Problem description –
Do not repeat pictures. Repeat exactly the lines of the listing below from its first line through the line with "x_cm = np.round(np.arange(-3.5, 3.5001, 0.05), 2)".

Supplied information –

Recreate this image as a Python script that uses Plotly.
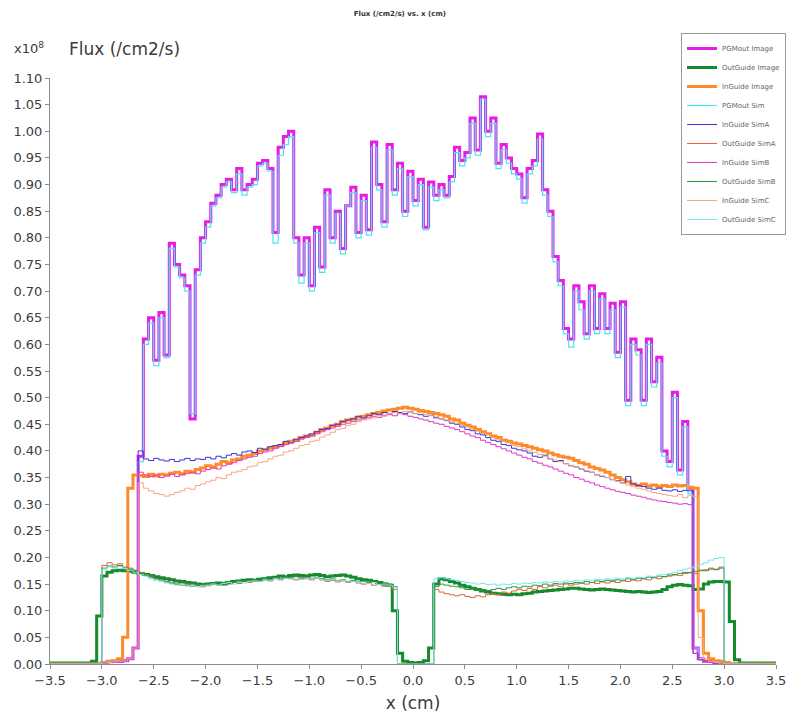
import numpy as np
import plotly.graph_objects as go

# Sample positions (cm): 0.05 cm bins from -3.5 to 3.5
x_cm = np.round(np.arange(-3.5, 3.5001, 0.05), 2)

# Flux values in units of 1e8 /cm2/s, one row per 0.5 cm
pgmout_image = [
    0, 0, 0, 0, 0, 0, 0, 0, 0, 0,
    .003, .004, .005, .005, .006, .01, .03, .39, .61, .65,
    .57, .66, .58, .79, .75, .73, .71, .46, .74, .80,
    .83, .865, .88, .90, .91, .89, .93, .89, .90, .91,
    .94, .945, .93, .81, .97, .99, 1.00, .80, .73, .80,
    .71, .82, .745, .89, .80, .85, .78, .86, .895, .81,
    .88, .815, .98, .90, .83, .975, .89, .94, .85, .925,
    .87, .91, .82, .905, .88, .90, .88, .915, .97, .945,
    .96, 1.025, .965, 1.065, 1.00, 1.025, .94, .975, .95, .93,
    .92, .875, .93, .945, .995, .89, .85, .765, .72, .63,
    .61, .71, .68, .62, .71, .63, .695, .63, .677, .585,
    .68, .495, .61, .59, .495, .61, .53, .576, .40, .38,
    .51, .364, .455, .33, .03, .01, .005, .005, .003, 0,
    0, 0, 0, 0, 0, 0, 0, 0, 0, 0,
    0,
]

outguide_image = [
    .002, .002, .002, .002, .002, .002, .002, .002, .005, .09,
    .165, .172, .175, .176, .175, .174, .172, .17, .168, .166,
    .164, .162, .16, .158, .156, .155, .153, .152, .15, .149,
    .15, .151, .152, .15, .153, .155, .156, .157, .158, .157,
    .159, .16, .162, .163, .165, .164, .166, .167, .166, .165,
    .167, .168, .166, .164, .165, .166, .167, .165, .163, .16,
    .158, .157, .155, .153, .15, .148, .10, .02, .005, .003,
    .002, .003, .006, .03, .15, .16, .158, .155, .152, .148,
    .145, .142, .14, .137, .135, .133, .132, .131, .13, .131,
    .13, .132, .133, .135, .136, .137, .138, .139, .14, .141,
    .142, .142, .141, .14, .139, .14, .141, .14, .139, .138,
    .137, .136, .135, .136, .135, .134, .135, .136, .14, .145,
    .148, .149, .148, .147, .14, .141, .15, .154, .155, .155,
    .154, .08, .008, .002, .002, .002, .002, .002, .002, .002,
    .002,
]

inguide_image = [
    0, 0, 0, 0, 0, 0, 0, 0, 0, 0,
    .003, .005, .006, .01, .05, .33, .355, .354, .352, .356,
    .353, .356, .355, .358, .36, .357, .362, .36, .365, .368,
    .372, .37, .375, .38, .378, .383, .385, .39, .392, .395,
    .40, .402, .405, .408, .41, .415, .418, .42, .425, .428,
    .43, .435, .44, .443, .447, .45, .455, .458, .46, .463,
    .465, .468, .47, .472, .475, .477, .478, .48, .482, .48,
    .478, .476, .474, .472, .47, .468, .465, .46, .458, .452,
    .448, .445, .44, .436, .432, .428, .425, .42, .418, .415,
    .413, .41, .408, .405, .402, .40, .396, .393, .39, .388,
    .386, .382, .378, .375, .37, .367, .364, .36, .355, .35,
    .346, .342, .338, .335, .338, .334, .336, .333, .335, .333,
    .336, .334, .335, .332, .33, .10, .02, .01, .006, .005,
    .003, 0, 0, 0, 0, 0, 0, 0, 0, 0,
    0,
]

pgmout_sim = [
    0, 0, 0, 0, 0, 0, 0, 0, 0, 0,
    .003, .004, .005, .005, .006, .01, .03, .38, .60, .64,
    .56, .65, .575, .78, .745, .725, .70, .47, .73, .79,
    .82, .86, .875, .895, .905, .885, .92, .88, .895, .90,
    .935, .94, .925, .79, .955, .975, .99, .79, .715, .79,
    .70, .81, .735, .88, .79, .845, .77, .86, .885, .80,
    .87, .805, .97, .89, .82, .965, .88, .93, .84, .915,
    .86, .90, .815, .895, .87, .89, .875, .905, .96, .935,
    .95, 1.015, .955, 1.06, .99, 1.015, .93, .965, .94, .92,
    .91, .865, .92, .935, .985, .88, .84, .755, .71, .62,
    .595, .70, .665, .61, .70, .62, .685, .62, .665, .575,
    .67, .485, .60, .58, .485, .60, .52, .565, .39, .37,
    .50, .355, .445, .32, .03, .01, .005, .004, .003, 0,
    0, 0, 0, 0, 0, 0, 0, 0, 0, 0,
    0,
]

inguide_sima = [
    0, 0, 0, 0, 0, 0, 0, 0, 0, 0,
    .002, .003, .004, .004, .006, .01, .03, .40, .385, .382,
    .386, .383, .381, .384, .38, .383, .386, .382, .385, .384,
    .388, .385, .39, .387, .392, .395, .392, .398, .40, .397,
    .405, .403, .408, .41, .412, .418, .415, .422, .425, .428,
    .432, .436, .44, .442, .448, .45, .455, .458, .46, .465,
    .462, .466, .47, .468, .472, .47, .474, .472, .47, .473,
    .47, .468, .465, .467, .462, .46, .457, .452, .45, .445,
    .44, .438, .432, .43, .425, .42, .418, .412, .41, .405,
    .402, .40, .396, .39, .388, .392, .385, .38, .382, .376,
    .372, .37, .366, .362, .36, .355, .352, .35, .346, .344,
    .34, .352, .338, .335, .333, .33, .328, .33, .326, .325,
    .327, .324, .326, .325, .02, .008, .005, .004, .002, 0,
    0, 0, 0, 0, 0, 0, 0, 0, 0, 0,
    0,
]

outguide_sima = [
    0, 0, 0, 0, 0, 0, 0, 0, 0, 0,
    .185, .19, .186, .188, .182, .18, .176, .172, .168, .165,
    .16, .158, .155, .152, .15, .148, .15, .146, .148, .145,
    .147, .15, .148, .152, .15, .153, .151, .155, .153, .156,
    .155, .158, .156, .16, .158, .161, .16, .158, .162, .16,
    .158, .161, .158, .155, .157, .154, .156, .153, .155, .152,
    .15, .153, .148, .15, .146, .148, .14, 0, 0, 0,
    0, 0, 0, 0, .14, .135, .132, .13, .128, .13,
    .127, .125, .128, .126, .13, .132, .13, .135, .133, .137,
    .14, .138, .142, .14, .145, .143, .146, .148, .145, .15,
    .148, .15, .152, .15, .153, .151, .154, .152, .155, .153,
    .156, .155, .158, .156, .16, .158, .162, .16, .164, .165,
    .167, .166, .17, .172, .17, .175, .177, .18, .178, .182,
    0, 0, 0, 0, 0, 0, 0, 0, 0, 0,
    0,
]

inguide_simb = [
    0, 0, 0, 0, 0, 0, 0, 0, 0, 0,
    .002, .003, .004, .005, .006, .01, .03, .36, .355, .352,
    .355, .35, .353, .356, .352, .355, .358, .36, .357, .362,
    .365, .368, .366, .372, .375, .378, .382, .385, .388, .39,
    .395, .398, .40, .405, .408, .412, .415, .418, .422, .425,
    .428, .432, .436, .44, .443, .446, .45, .452, .455, .458,
    .46, .462, .465, .463, .467, .468, .466, .47, .468, .465,
    .463, .46, .458, .455, .452, .45, .446, .443, .44, .436,
    .432, .428, .425, .42, .416, .412, .408, .404, .40, .396,
    .392, .388, .385, .38, .377, .373, .37, .366, .362, .358,
    .355, .35, .347, .343, .34, .336, .333, .33, .327, .324,
    .322, .32, .317, .315, .313, .31, .308, .306, .305, .303,
    .302, .30, .301, .299, .02, .008, .005, .004, .002, 0,
    0, 0, 0, 0, 0, 0, 0, 0, 0, 0,
    0,
]

outguide_simb = [
    0, 0, 0, 0, 0, 0, 0, 0, 0, 0,
    .18, .184, .182, .185, .18, .178, .175, .17, .167, .163,
    .16, .158, .154, .152, .15, .152, .148, .15, .147, .149,
    .15, .152, .15, .153, .155, .153, .156, .155, .157, .158,
    .157, .16, .158, .162, .16, .163, .162, .164, .16, .163,
    .161, .163, .16, .158, .16, .157, .158, .155, .157, .154,
    .155, .152, .154, .15, .152, .15, .145, 0, 0, 0,
    0, 0, 0, 0, .145, .15, .148, .146, .145, .143,
    .14, .142, .138, .14, .138, .14, .142, .14, .143, .145,
    .143, .146, .145, .148, .147, .15, .148, .151, .15, .152,
    .151, .153, .152, .155, .153, .156, .155, .157, .156, .158,
    .157, .16, .158, .161, .16, .163, .162, .165, .164, .167,
    .168, .17, .172, .171, .174, .176, .175, .178, .177, .18,
    0, 0, 0, 0, 0, 0, 0, 0, 0, 0,
    0,
]

inguide_simc = [
    0, 0, 0, 0, 0, 0, 0, 0, 0, 0,
    .002, .003, .004, .005, .006, .01, .03, .34, .33, .325,
    .32, .318, .315, .318, .322, .325, .33, .328, .335, .338,
    .342, .345, .35, .348, .355, .36, .362, .365, .37, .372,
    .378, .38, .385, .39, .392, .398, .40, .405, .41, .412,
    .418, .42, .426, .43, .435, .44, .442, .448, .45, .455,
    .458, .46, .462, .466, .465, .47, .472, .47, .474, .472,
    .47, .472, .468, .466, .465, .46, .458, .455, .452, .448,
    .445, .44, .437, .433, .43, .425, .422, .418, .415, .41,
    .408, .404, .40, .397, .393, .39, .386, .383, .38, .376,
    .373, .37, .366, .363, .36, .356, .353, .35, .346, .343,
    .34, .336, .333, .33, .328, .325, .322, .32, .318, .316,
    .315, .318, .312, .316, .314, .05, .01, .005, .003, 0,
    0, 0, 0, 0, 0, 0, 0, 0, 0, 0,
    0,
]

outguide_simc = [
    0, 0, 0, 0, 0, 0, 0, 0, 0, 0,
    .178, .182, .18, .183, .179, .176, .172, .168, .165, .16,
    .157, .155, .152, .15, .148, .15, .146, .148, .145, .147,
    .148, .15, .148, .151, .153, .15, .154, .152, .155, .156,
    .155, .158, .156, .16, .158, .161, .16, .162, .159, .161,
    .16, .162, .158, .157, .159, .156, .157, .154, .155, .153,
    .154, .151, .153, .149, .15, .148, .144, 0, 0, 0,
    0, 0, 0, 0, .16, .162, .16, .158, .157, .155,
    .153, .152, .15, .151, .149, .15, .148, .15, .149, .151,
    .15, .152, .151, .153, .152, .154, .153, .155, .154, .156,
    .155, .157, .156, .158, .157, .159, .158, .16, .159, .161,
    .16, .162, .161, .163, .162, .165, .164, .167, .168, .17,
    .172, .175, .178, .18, .183, .187, .19, .195, .198, .20,
    0, 0, 0, 0, 0, 0, 0, 0, 0, 0,
    0,
]

series_names = [
    "PGMout Image", "OutGuide Image", "InGuide Image", "PGMout Sim",
    "InGuide SimA", "OutGuide SimA", "InGuide SimB", "OutGuide SimB",
    "InGuide SimC", "OutGuide SimC",
]
series_values = [
    pgmout_image, outguide_image, inguide_image, pgmout_sim,
    inguide_sima, outguide_sima, inguide_simb, outguide_simb,
    inguide_simc, outguide_simc,
]
series_colors = [
    "#e41ee4", "#168a2c", "#ff8a2a", "#4fe3ee",
    "#3434d8", "#e4623a", "#e236c8", "#2a963e",
    "#f4a880", "#78e4ee",
]
series_widths = [3, 3, 3, 1.2, 1, 1, 1, 1, 1, 1]

x_ticks = [-3.5, -3.0, -2.5, -2.0, -1.5, -1.0, -0.5, 0.0, 0.5, 1.0, 1.5, 2.0, 2.5, 3.0, 3.5]
y_ticks = [0.00, 0.05, 0.10, 0.15, 0.20, 0.25, 0.30, 0.35, 0.40, 0.45, 0.50, 0.55,
           0.60, 0.65, 0.70, 0.75, 0.80, 0.85, 0.90, 0.95, 1.00, 1.05, 1.10]

fig = go.Figure()
for name, vals, col, w in zip(series_names, series_values, series_colors, series_widths):
    fig.add_trace(go.Scatter(
        x=x_cm, y=vals, name=name, mode="lines",
        line=dict(color=col, width=w, shape="hv"),
    ))

axis_col = "#8c8c8c"
tick_font = dict(family="DejaVu Sans", size=13, color="#3c3c3c")

fig.update_layout(
    width=787, height=720,
    margin=dict(l=50, r=11, t=78, b=56, autoexpand=False),
    paper_bgcolor="white", plot_bgcolor="white",
    title=dict(text="<b>Flux (/cm2/s) vs. x (cm)</b>", x=0.508, xref="container",
               xanchor="center", y=0.981, yanchor="middle",
               font=dict(family="DejaVu Sans", size=7, color="#333333")),
    showlegend=True,
    legend=dict(x=1.0138, xanchor="right", y=1.0768, yanchor="top",
                bgcolor="white", bordercolor="#9a9a9a", borderwidth=1,
                font=dict(family="DejaVu Sans", size=7, color="#666666"),
                tracegroupgap=0),
    xaxis=dict(range=[-3.5, 3.5], tickvals=x_ticks, tickformat=".1f",
               showgrid=False, zeroline=False, showline=True, linecolor=axis_col,
               linewidth=1, ticks="outside", ticklen=4, tickcolor=axis_col,
               tickfont=tick_font,
               title=dict(text="x (cm)", standoff=10,
                          font=dict(family="DejaVu Sans", size=17, color="#3c3c3c"))),
    yaxis=dict(range=[0, 1.10], tickvals=y_ticks, tickformat=".2f",
               showgrid=False, zeroline=False, showline=True, linecolor=axis_col,
               linewidth=1, ticks="outside", ticklen=4, tickcolor=axis_col,
               tickfont=tick_font),
    xaxis2=dict(overlaying="x", matches="x", anchor="y", side="bottom",
                tickvals=x_ticks, ticks="inside", ticklen=4, tickcolor=axis_col,
                showticklabels=False, showline=False, showgrid=False, zeroline=False),
    yaxis2=dict(overlaying="y", matches="y", anchor="x", side="left",
                tickvals=y_ticks, ticks="inside", ticklen=4, tickcolor=axis_col,
                showticklabels=False, showline=False, showgrid=False, zeroline=False),
)

fig.add_annotation(text="x10<sup>8</sup>", xref="paper", yref="paper",
                   x=-0.052, y=1.052, xanchor="left", yanchor="middle", showarrow=False,
                   font=dict(family="DejaVu Sans", size=13, color="#3c3c3c"))
fig.add_annotation(text="Flux (/cm2/s)", xref="paper", yref="paper",
                   x=0.024, y=1.05, xanchor="left", yanchor="middle", showarrow=False,
                   font=dict(family="DejaVu Sans", size=17, color="#3c3c3c"))

fig.write_html("out.html")
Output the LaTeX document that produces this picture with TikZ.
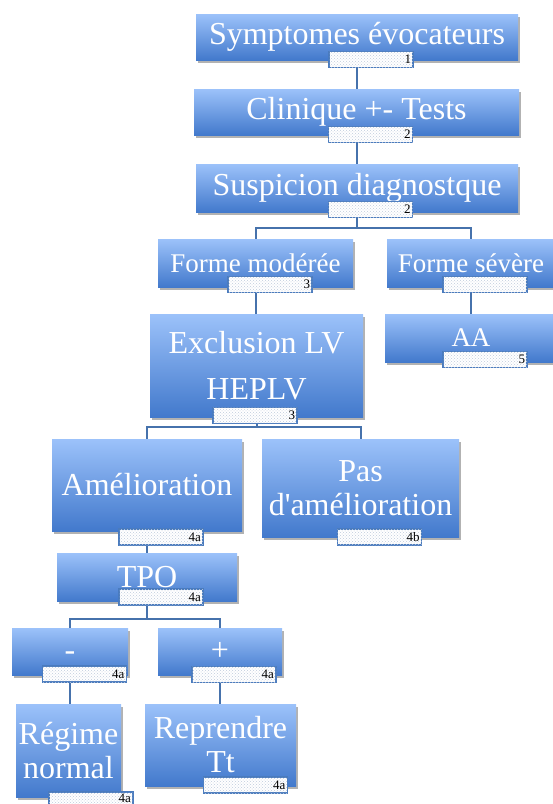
\documentclass[tikz,border=0pt]{standalone}
\usepackage{fontspec}
\setmainfont{Liberation Serif}[Ligatures=TeXOff]
\usetikzlibrary{shadows,backgrounds,patterns}
\definecolor{boxtop}{HTML}{9CC2FA}
\definecolor{boxbot}{HTML}{4279CC}
\definecolor{conncol}{HTML}{4672AC}
\definecolor{tagline}{HTML}{4A7BBE}
\definecolor{tagdot}{HTML}{BFCBDC}
\begin{document}
\begin{tikzpicture}[x=1pt,y=-1pt,
  box/.style={rectangle, top color=boxtop, bottom color=boxbot, text=white,
    inner sep=0pt, align=center, font=\fontsize{32}{34}\selectfont,
    drop shadow={shadow xshift=1.5pt, shadow yshift=-2.5pt, opacity=0.3, fill=black}},
  smallbox/.style={box, font=\fontsize{27}{30}\selectfont},
  tagbox/.style={rectangle, draw=tagline, line width=1.6pt, fill=white,
    postaction={pattern=crosshatch dots, pattern color=tagdot},
    minimum width=84pt, minimum height=16pt, text width=80pt, align=right,
    inner sep=0pt, font=\fontsize{13}{13}\selectfont, text=black},
  conn/.style={draw=conncol, line width=2pt}
]
\useasboundingbox (0,0) rectangle (553,804);

% boxes
\node[box, minimum width=322pt, minimum height=46pt] (b1) at (357,37) {Symptomes évocateurs};
\node[tagbox] (t1) at (371,59.5) {1};
\node[box, minimum width=325pt, minimum height=46pt] (b2) at (356.5,112) {Clinique +- Tests};
\node[tagbox] (t2) at (370.5,134.5) {2};
\node[box, minimum width=322pt, minimum height=48pt] (b3) at (357,188) {Suspicion diagnostque};
\node[tagbox] (t3) at (370.5,209.5) {2};

\node[smallbox, minimum width=195pt, minimum height=48pt] (b4) at (255.5,263) {Forme modérée};
\node[tagbox] (t4) at (270,284.5) {3};
\node[smallbox, minimum width=168pt, minimum height=48pt] (b5) at (471,263) {Forme sévère};
\node[tagbox] (t5) at (485,284.5) {};

\node[box, minimum width=213pt, minimum height=103pt, font=\fontsize{32}{46}\selectfont] (b6) at (256.5,365.5) {Exclusion LV\\HEPLV};
\node[tagbox] (t6) at (255,415.5) {3};
\node[smallbox, minimum width=172pt, minimum height=48pt] (b7) at (471,338) {AA};
\node[tagbox] (t7) at (485,359.5) {5};

\node[box, minimum width=190pt, minimum height=92pt] (b8) at (147,485) {Amélioration};
\node[tagbox] (t8) at (161,537) {4a};
\node[box, minimum width=197pt, minimum height=98pt] (b9) at (360.5,488) {Pas\\d'amélioration};
\node[tagbox] (t9) at (379.5,537) {4b};

\node[box, minimum width=180pt, minimum height=48pt] (b10) at (147,577) {TPO};
\node[tagbox] (t10) at (161,597) {4a};

\node[box, minimum width=116pt, minimum height=47pt] (b11) at (70,651.5) {\vphantom{+}-};
\node[tagbox] (t11) at (84.5,674) {4a};
\node[box, minimum width=124pt, minimum height=47pt] (b12) at (220,651.5) {+};
\node[tagbox] (t12) at (234,674.5) {4a};

\node[box, minimum width=105pt, minimum height=93pt] (b13) at (68.5,750.5) {Régime\\normal};
\node[tagbox] (t13) at (91,800) {\raisebox{3pt}{4a}};
\node[box, minimum width=151pt, minimum height=82pt] (b14) at (220.5,745) {Reprendre\\Tt};
\node[tagbox] (t14) at (245.5,785) {4a};

% connectors
\begin{pgfonlayer}{background}
\draw[conn] (b1.south) -- (b1.south |- b2.north);
\draw[conn] (b2.south) -- (b2.south |- b3.north);
\draw[conn] (b3.south) -- ++(0,16) coordinate (j1);
\draw[conn] (b4.north) |- (j1) -| (b5.north);
\draw[conn] (b4.south) -- (b4.south |- b6.north);
\draw[conn] (b5.south) -- (b5.south |- b7.north);
\draw[conn] (b6.south) -- ++(0,10) coordinate (j2);
\draw[conn] (b8.north) |- (j2) -| (b9.north);
\draw[conn] (b8.south) -- (b8.south |- b10.north);
\draw[conn] (b10.south) -- ++(0,18) coordinate (j3);
\draw[conn] (b11.north) |- (j3) -| (b12.north);
\draw[conn] (b11.south) -- (b11.south |- b13.north);
\draw[conn] (b12.south) -- (b12.south |- b14.north);
\end{pgfonlayer}
\end{tikzpicture}
\end{document}
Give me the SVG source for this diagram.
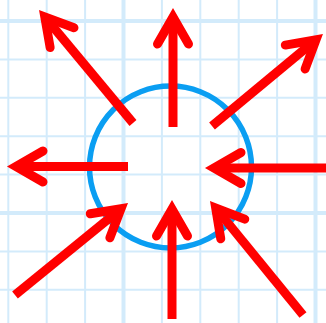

Solution to the problem –
Recreate this image as a Python script that uses Plotly.
import numpy as np
import plotly.graph_objects as go

# Sample positions (cm): 0.05 cm bins from -3.5 to 3.5
x_cm = np.round(np.arange(-3.5, 3.5001, 0.05), 2)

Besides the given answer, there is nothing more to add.